[START EXCERPTED DATA]

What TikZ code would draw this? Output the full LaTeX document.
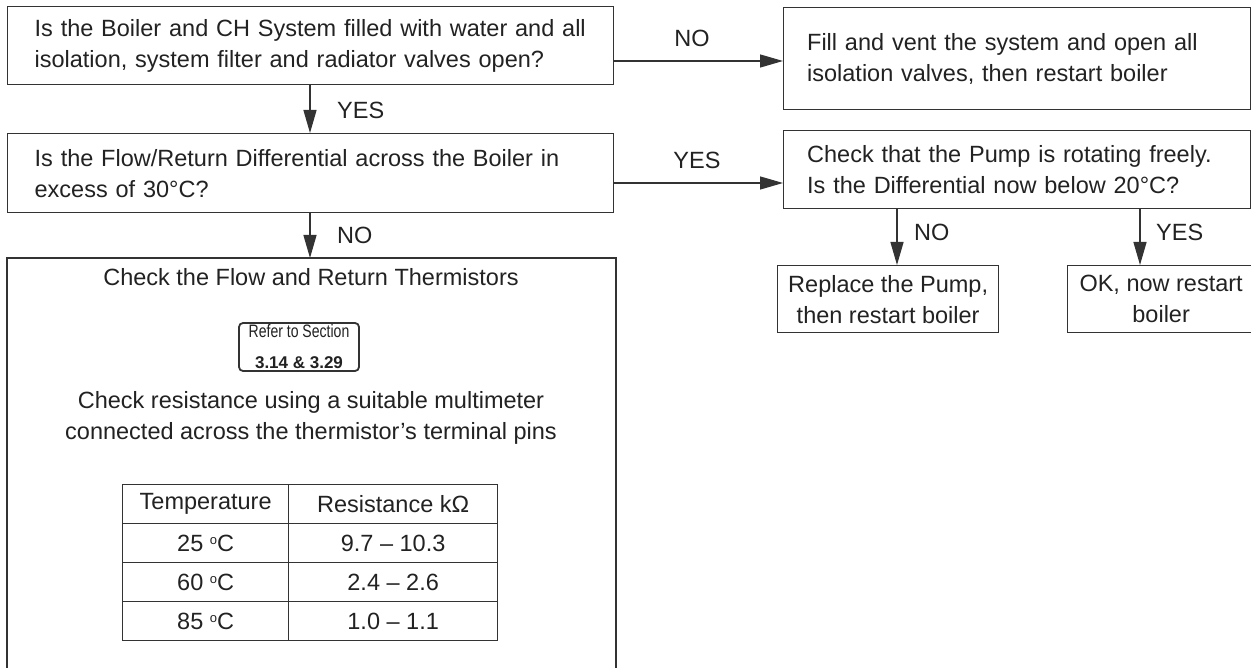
\documentclass[tikz,border=0pt]{standalone}
\usepackage{fontspec}
\setmainfont{Liberation Sans}
\usepackage{graphicx}
\usetikzlibrary{arrows.meta}
\definecolor{ln}{HTML}{333333}
\definecolor{tx}{HTML}{222222}
\newcommand{\degc}{\raisebox{7pt}{\fontsize{13}{13}\selectfont o}C}
\begin{document}
\begin{tikzpicture}[x=1pt,y=-1pt,
  every node/.style={text=tx,font=\fontsize{23.5}{31}\selectfont},
  box/.style={draw=ln,line width=1.3pt,anchor=north west,inner sep=0pt},
  lbl/.style={inner sep=0pt},
  arr/.style={draw=ln,line width=1.3pt,-{Triangle[length=23pt,width=13pt]}},
  cell/.style={draw=ln,line width=1.3pt,minimum height=39pt,inner sep=0pt,anchor=north west}]
\useasboundingbox (0,0) rectangle (1251,668);
\fill[white] (0,0) rectangle (1251,668);
% left column
\node[box,minimum width=606pt,minimum height=78pt,text width=552pt,align=left] (b1) at (7,6)
  {Is the Boiler and CH System filled with water and all\\isolation, system filter and radiator valves open?};
\node[box,minimum width=606pt,minimum height=79pt,text width=552pt,align=left] (b2) at (7,133)
  {Is the Flow/Return Differential across the Boiler in\\excess of 30°C?};
% right column
\node[box,minimum width=467pt,minimum height=102pt,text width=420pt,align=left] (fill) at (783,7)
  {Fill and vent the system and open all\\isolation valves, then restart boiler};
\node[box,minimum width=467pt,minimum height=78pt,text width=420pt,align=left] (pump) at (783,130)
  {Check that the Pump is rotating freely.\\Is the Differential now below 20°C?};
\node[box,minimum width=221pt,minimum height=67pt,align=center] (repl) at (777,265)
  {Replace the Pump,\\then restart boiler};
\node[box,minimum width=187pt,minimum height=67pt,align=center] (ok) at (1067,265)
  {OK, now restart\\boiler};
% box 3 (open at bottom)
\coordinate (b3nw) at (7,258);
\coordinate (b3ne) at (616,258);
\draw[ln,line width=1.3pt] (b3nw |- 0,668) -- (b3nw) -- (b3ne) -- (b3ne |- 0,668);
\node[lbl] (t3) at (311,277) {Check the Flow and Return Thermistors};
\node[draw=ln,line width=1.8pt,rounded corners=4pt,minimum width=120pt,minimum height=48pt,inner sep=0pt,align=center] (ref) at (299,347)
  {\scalebox{0.78}[1]{\fontsize{18}{20}\selectfont Refer to Section}\\[0pt]{\fontsize{17}{20}\selectfont\bfseries 3.14 \& 3.29}};
\node[lbl,align=center] (t4) at (311,418) {Check resistance using a suitable multimeter\\connected across the thermistor’s terminal pins};
% table
\node[cell,minimum width=166pt] (h1) at (122,484) {Temperature};
\node[cell,minimum width=209pt] (h2) at (288,484) {Resistance kΩ};
\node[cell,minimum width=166pt] (r1a) at (122,523) {25 \degc};
\node[cell,minimum width=209pt] (r1b) at (288,523) {9.7 – 10.3};
\node[cell,minimum width=166pt] (r2a) at (122,562) {60 \degc};
\node[cell,minimum width=209pt] (r2b) at (288,562) {2.4 – 2.6};
\node[cell,minimum width=166pt] (r3a) at (122,601) {85 \degc};
\node[cell,minimum width=209pt] (r3b) at (288,601) {1.0 – 1.1};
% connectors
\coordinate (a1) at (310,0);
\draw[arr] (a1 |- b1.south) -- (a1 |- b2.north);
\node[lbl,anchor=west] (yes1) at (337,110) {YES};
\draw[arr] (a1 |- b2.south) -- (a1 |- b3nw);
\node[lbl,anchor=west] (no1) at (337,235) {NO};
\coordinate (y1) at (0,61);
\draw[arr] (b1.east |- y1) -- (fill.west |- y1);
\node[lbl] (no2) at (692,38) {NO};
\coordinate (y2) at (0,183);
\draw[arr] (b2.east |- y2) -- (pump.west |- y2);
\node[lbl] (yes2) at (697,160) {YES};
\coordinate (x1) at (897,0);
\coordinate (x2) at (1140,0);
\draw[arr] (x1 |- pump.south) -- (x1 |- repl.north);
\node[lbl,anchor=west] (no3) at (914,232) {NO};
\draw[arr] (x2 |- pump.south) -- (x2 |- ok.north);
\node[lbl,anchor=west] (yes3) at (1156,232) {YES};
\end{tikzpicture}
\end{document}
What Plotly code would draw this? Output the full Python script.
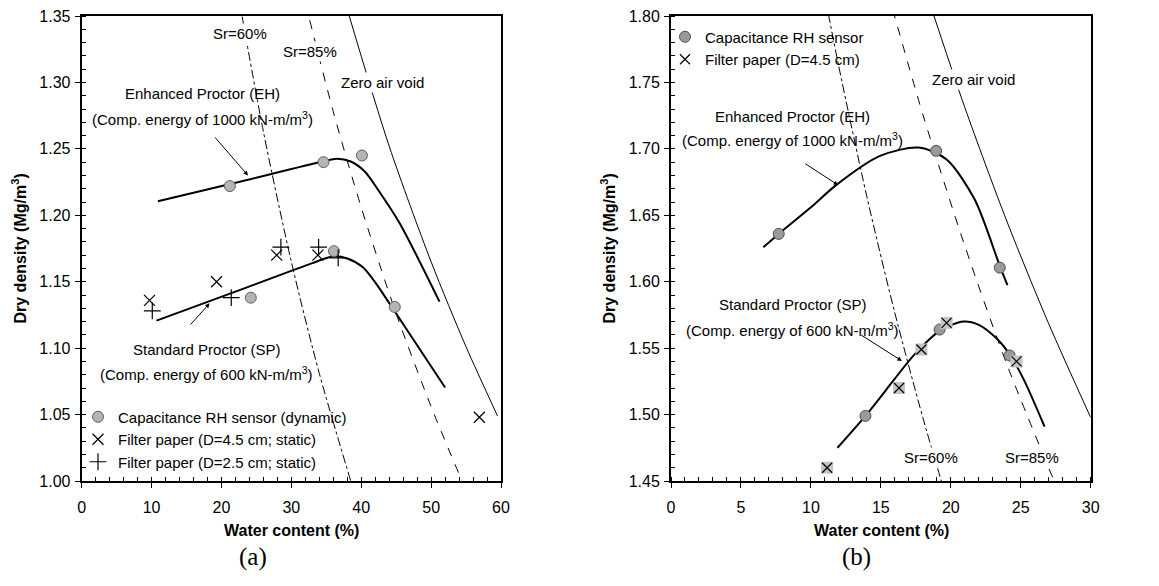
import plotly.graph_objects as go

# ---------------- Panel (a) ----------------
# measured points
a_cap_w = [21.2, 34.6, 40.1, 24.2, 36.1, 44.8]
a_cap_rho = [1.222, 1.240, 1.245, 1.138, 1.173, 1.131]
a_fp45_w = [9.7, 19.3, 27.9, 33.8, 56.9]
a_fp45_rho = [1.136, 1.150, 1.170, 1.170, 1.048]
a_fp25_w = [10.1, 21.4, 28.5, 33.9, 36.7]
a_fp25_rho = [1.128, 1.138, 1.176, 1.176, 1.168]

# compaction curves
a_eh_w = [10.9, 22.0, 34.5, 36.5, 38.5, 40.5, 42.5, 45.5, 51.2]
a_eh_rho = [1.2105, 1.2245, 1.2405, 1.2425, 1.2405, 1.2330, 1.2185, 1.1940, 1.1350]
a_sp_w = [10.7, 22.0, 33.0, 35.9, 38.0, 40.2, 42.0, 44.5, 52.0]
a_sp_rho = [1.1207, 1.1425, 1.1640, 1.1690, 1.1675, 1.1610, 1.1495, 1.1300, 1.0704]

# saturation lines
a_sr60_w = [22.5, 26.0, 30.0, 34.0, 38.5]
a_sr60_rho = [1.363, 1.263, 1.165, 1.081, 1.000]
a_sr85_w = [32.0, 36.0, 40.0, 45.0, 50.0, 54.5]
a_sr85_rho = [1.360, 1.278, 1.206, 1.126, 1.056, 0.999]
a_zav_w = [38.0, 44.0, 50.0, 55.0, 59.5]
a_zav_rho = [1.355, 1.252, 1.165, 1.101, 1.049]

# ---------------- Panel (b) ----------------
b_cap_w = [7.7, 18.95, 23.5, 13.9, 19.2, 24.2]
b_cap_rho = [1.636, 1.6985, 1.6106, 1.499, 1.564, 1.5445]
b_fp_w = [11.16, 16.3, 17.9, 19.7, 24.7]
b_fp_rho = [1.460, 1.520, 1.549, 1.569, 1.540]

b_eh_w = [6.6, 7.7, 10.0, 11.8, 14.9, 17.7, 19.7, 21.7, 23.5, 24.05]
b_eh_rho = [1.626, 1.636, 1.656, 1.6727, 1.6945, 1.701, 1.692, 1.662, 1.612, 1.5975]
b_sp_w = [11.9, 13.9, 16.0, 17.3, 19.2, 20.9, 22.0, 23.3, 24.2, 25.2, 26.7]
b_sp_rho = [1.475, 1.499, 1.527, 1.544, 1.563, 1.570, 1.5675, 1.557, 1.5455, 1.5267, 1.491]

b_sr60_w = [11.0, 12.0, 14.0, 16.0, 18.0, 19.5]
b_sr60_rho = [1.815, 1.7617, 1.664, 1.5765, 1.4978, 1.4437]
b_sr85_w = [15.5, 18.0, 21.0, 24.0, 27.5]
b_sr85_rho = [1.818, 1.726, 1.627, 1.538, 1.447]
b_zav_w = [18.5, 21.0, 24.0, 27.0, 30.0]
b_zav_rho = [1.8095, 1.7312, 1.6457, 1.5683, 1.4978]

FONT = "Liberation Sans, Arial, sans-serif"
FW, FH = 1159, 586


def fx(p):
    """pixel from the left edge -> paper x"""
    return p / FW


def fy(p):
    """pixel from the top edge -> paper y"""
    return 1 - p / FH


fig = go.Figure()


def line(x, y, xa, ya, dash="solid", width=1.0):
    fig.add_trace(go.Scatter(x=x, y=y, mode="lines", xaxis=xa, yaxis=ya,
                             line=dict(color="black", width=width, dash=dash,
                                       shape="spline", smoothing=0.8),
                             showlegend=False, hoverinfo="skip"))


# panel (a) lines
line(a_sr60_w, a_sr60_rho, "x", "y", dash="dashdot")
line(a_sr85_w, a_sr85_rho, "x", "y", dash="dash")
line(a_zav_w, a_zav_rho, "x", "y")
line(a_eh_w, a_eh_rho, "x", "y", width=2)
line(a_sp_w, a_sp_rho, "x", "y", width=2)

# panel (b) lines
line(b_sr60_w, b_sr60_rho, "x2", "y2", dash="dashdot")
line(b_sr85_w, b_sr85_rho, "x2", "y2", dash="dash")
line(b_zav_w, b_zav_rho, "x2", "y2")
line(b_eh_w, b_eh_rho, "x2", "y2", width=2)
line(b_sp_w, b_sp_rho, "x2", "y2", width=2)

# panel (a) markers
fig.add_trace(go.Scatter(x=a_cap_w, y=a_cap_rho, mode="markers", xaxis="x", yaxis="y",
                         name="Capacitance RH sensor (dynamic)", legend="legend",
                         marker=dict(symbol="circle", size=11, color="#b4b4b4",
                                     line=dict(color="#606060", width=1))))
fig.add_trace(go.Scatter(x=a_fp45_w, y=a_fp45_rho, mode="markers", xaxis="x", yaxis="y",
                         name="Filter paper (D=4.5 cm; static)", legend="legend",
                         marker=dict(symbol="x-thin", size=11,
                                     line=dict(color="black", width=1.2))))
fig.add_trace(go.Scatter(x=a_fp25_w, y=a_fp25_rho, mode="markers", xaxis="x", yaxis="y",
                         name="Filter paper (D=2.5 cm; static)", legend="legend",
                         marker=dict(symbol="cross-thin", size=12,
                                     line=dict(color="black", width=1.2))))

# panel (b) markers
fig.add_trace(go.Scatter(x=b_cap_w, y=b_cap_rho, mode="markers", xaxis="x2", yaxis="y2",
                         name="Capacitance RH sensor", legend="legend2",
                         marker=dict(symbol="circle", size=11, color="#9a9a9a",
                                     line=dict(color="#505050", width=1))))
fig.add_trace(go.Scatter(x=b_fp_w, y=b_fp_rho, mode="markers", xaxis="x2", yaxis="y2",
                         name="Filter paper (D=4.5 cm)", legend="legend2",
                         legendgroup="fp", showlegend=False,
                         marker=dict(symbol="square", size=12, color="#c4c4c4",
                                     line=dict(width=0))))
fig.add_trace(go.Scatter(x=b_fp_w, y=b_fp_rho, mode="markers", xaxis="x2", yaxis="y2",
                         name="Filter paper (D=4.5 cm)", legend="legend2",
                         legendgroup="fp",
                         marker=dict(symbol="x-thin", size=10,
                                     line=dict(color="black", width=1.2))))

# axes
xdom_a = [fx(81.7), fx(501.0)]
xdom_b = [fx(671.0), fx(1090.7)]
ydom = [fy(481.0), fy(16.0)]

tickfont = dict(family=FONT, size=16, color="black")
common = dict(showline=True, linewidth=2, linecolor="black", mirror=True,
              showgrid=False, zeroline=False, ticks="outside", ticklen=5,
              tickwidth=1, tickcolor="black", tickfont=tickfont, automargin=False)
xcommon = dict(ticklabelstandoff=6, **common)
ycommon = dict(ticklabelstandoff=1, **common)
minor_style = dict(ticks="inside", ticklen=4, tickcolor="black", tickwidth=1)

# overlay axes carrying the inner half of the major ticks
inner = dict(showline=False, showgrid=False, zeroline=False, ticks="inside", ticklen=5,
             tickwidth=1, tickcolor="black", showticklabels=False, automargin=False)

fig.update_layout(
    xaxis=dict(domain=xdom_a, range=[0, 60], dtick=10, anchor="y",
               minor=dict(dtick=2, **minor_style), **xcommon),
    yaxis=dict(domain=ydom, range=[1.00, 1.35], dtick=0.05, tickformat=".2f", anchor="x",
               minor=dict(dtick=0.01, **minor_style), **ycommon),
    xaxis2=dict(domain=xdom_b, range=[0, 30], dtick=5, anchor="y2",
                minor=dict(dtick=1, **minor_style), **xcommon),
    yaxis2=dict(domain=ydom, range=[1.45, 1.80], dtick=0.05, tickformat=".2f", anchor="x2",
                minor=dict(dtick=0.01, **minor_style), **ycommon),
    xaxis3=dict(domain=xdom_a, range=[0, 60], dtick=10, anchor="y", overlaying="x", **inner),
    yaxis3=dict(domain=ydom, range=[1.00, 1.35], dtick=0.05, anchor="x", overlaying="y", **inner),
    xaxis4=dict(domain=xdom_b, range=[0, 30], dtick=5, anchor="y2", overlaying="x2", **inner),
    yaxis4=dict(domain=ydom, range=[1.45, 1.80], dtick=0.05, anchor="x2", overlaying="y2", **inner),
)

# legends
legfont = dict(family=FONT, size=15, color="black")
fig.update_layout(
    legend=dict(x=fx(78), y=fy(400.5), xanchor="left", yanchor="top",
                bgcolor="rgba(0,0,0,0)", font=legfont, tracegroupgap=0),
    legend2=dict(x=fx(665), y=fy(20.5), xanchor="left", yanchor="top",
                 bgcolor="rgba(0,0,0,0)", font=legfont, tracegroupgap=0),
)

ann = []


def text(x, y, s, xref, yref, size=15, bg=None):
    d = dict(x=x, y=y, xref=xref, yref=yref, text=s, showarrow=False,
             xanchor="center", yanchor="middle",
             font=dict(family=FONT, size=size, color="black"))
    if bg:
        d["bgcolor"] = bg
        d["borderpad"] = 1
    ann.append(d)


# panel (a) labels
text(22.7, 1.337, "Sr=60%", "x", "y", bg="white")
text(32.6, 1.323, "Sr=85%", "x", "y", bg="white")
text(43.1, 1.300, "Zero air void", "x", "y", bg="white")
text(17.3, 1.292, "Enhanced Proctor (EH)", "x", "y")
text(17.3, 1.2728, "(Comp. energy of 1000 kN-m/m<sup>3</sup>)", "x", "y")
text(17.9, 1.0993, "Standard Proctor (SP)", "x", "y")
text(17.9, 1.081, "(Comp. energy of 600 kN-m/m<sup>3</sup>)", "x", "y")

# panel (b) labels
text(21.6, 1.752, "Zero air void", "x2", "y2", bg="white")
text(8.7, 1.7245, "Enhanced Proctor (EH)", "x2", "y2")
text(8.7, 1.707, "(Comp. energy of 1000 kN-m/m<sup>3</sup>)", "x2", "y2")
text(8.7, 1.583, "Standard Proctor (SP)", "x2", "y2")
text(8.7, 1.5642, "(Comp. energy of 600 kN-m/m<sup>3</sup>)", "x2", "y2")
text(18.6, 1.468, "Sr=60%", "x2", "y2", bg="white")
text(25.8, 1.468, "Sr=85%", "x2", "y2", bg="white")

# pointer arrows: (head x, head y, tail x, tail y)
arrows_a = [(23.8, 1.230, 18.9, 1.2597), (18.3, 1.1337, 15.4, 1.1167)]
arrows_b = [(11.95, 1.6727, 9.5, 1.6895), (16.5, 1.5404, 13.5, 1.5605)]
for arr, xr, yr in ((arrows_a, "x", "y"), (arrows_b, "x2", "y2")):
    for hx, hy, tx, ty in arr:
        ann.append(dict(x=hx, y=hy, ax=tx, ay=ty, xref=xr, yref=yr, axref=xr, ayref=yr,
                        text="", showarrow=True, arrowhead=2, arrowsize=0.9,
                        arrowwidth=1, arrowcolor="black"))

# axis titles and panel captions
for xc in (fx(291), fx(881)):
    ann.append(dict(x=xc, y=fy(530), xref="paper", yref="paper", showarrow=False,
                    xanchor="center", yanchor="middle",
                    text="<b>Water content (%)</b>",
                    font=dict(family=FONT, size=16, color="black")))
for xc in (fx(20), fx(609)):
    ann.append(dict(x=xc, y=fy(248.5), xref="paper", yref="paper", showarrow=False,
                    xanchor="center", yanchor="middle",
                    textangle=-90, text="<b>Dry density (Mg/m<sup>3</sup>)</b>",
                    font=dict(family=FONT, size=16, color="black")))
for xc, cap in ((fx(253), "(a)"), (fx(856), "(b)")):
    ann.append(dict(x=xc, y=fy(557), xref="paper", yref="paper", showarrow=False,
                    xanchor="center", yanchor="middle",
                    text=cap,
                    font=dict(family="Liberation Serif, Times New Roman, serif",
                              size=25, color="black")))

fig.update_layout(annotations=ann, width=FW, height=FH,
                  margin=dict(l=0, r=0, t=0, b=0, autoexpand=False),
                  paper_bgcolor="white", plot_bgcolor="white")

# the figure fills the whole window: drop the page's default body margin
fig.write_html("out.html",
               post_script="document.body.style.margin='0';"
                           "document.documentElement.style.overflow='hidden';")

[END EXCERPTED DATA]

• YOUR OBJECTIVE: Except for the pictures, write out exactly the lines from the line that contains "What Plotly code" through the line that contains "a_fp25_rho = [1.128, 1.138, 1.176, 1.176, 1.168]", including both.

• THE COMPLETED TASK:
What Plotly code would draw this? Output the full Python script.
import plotly.graph_objects as go

# ---------------- Panel (a) ----------------
# measured points
a_cap_w = [21.2, 34.6, 40.1, 24.2, 36.1, 44.8]
a_cap_rho = [1.222, 1.240, 1.245, 1.138, 1.173, 1.131]
a_fp45_w = [9.7, 19.3, 27.9, 33.8, 56.9]
a_fp45_rho = [1.136, 1.150, 1.170, 1.170, 1.048]
a_fp25_w = [10.1, 21.4, 28.5, 33.9, 36.7]
a_fp25_rho = [1.128, 1.138, 1.176, 1.176, 1.168]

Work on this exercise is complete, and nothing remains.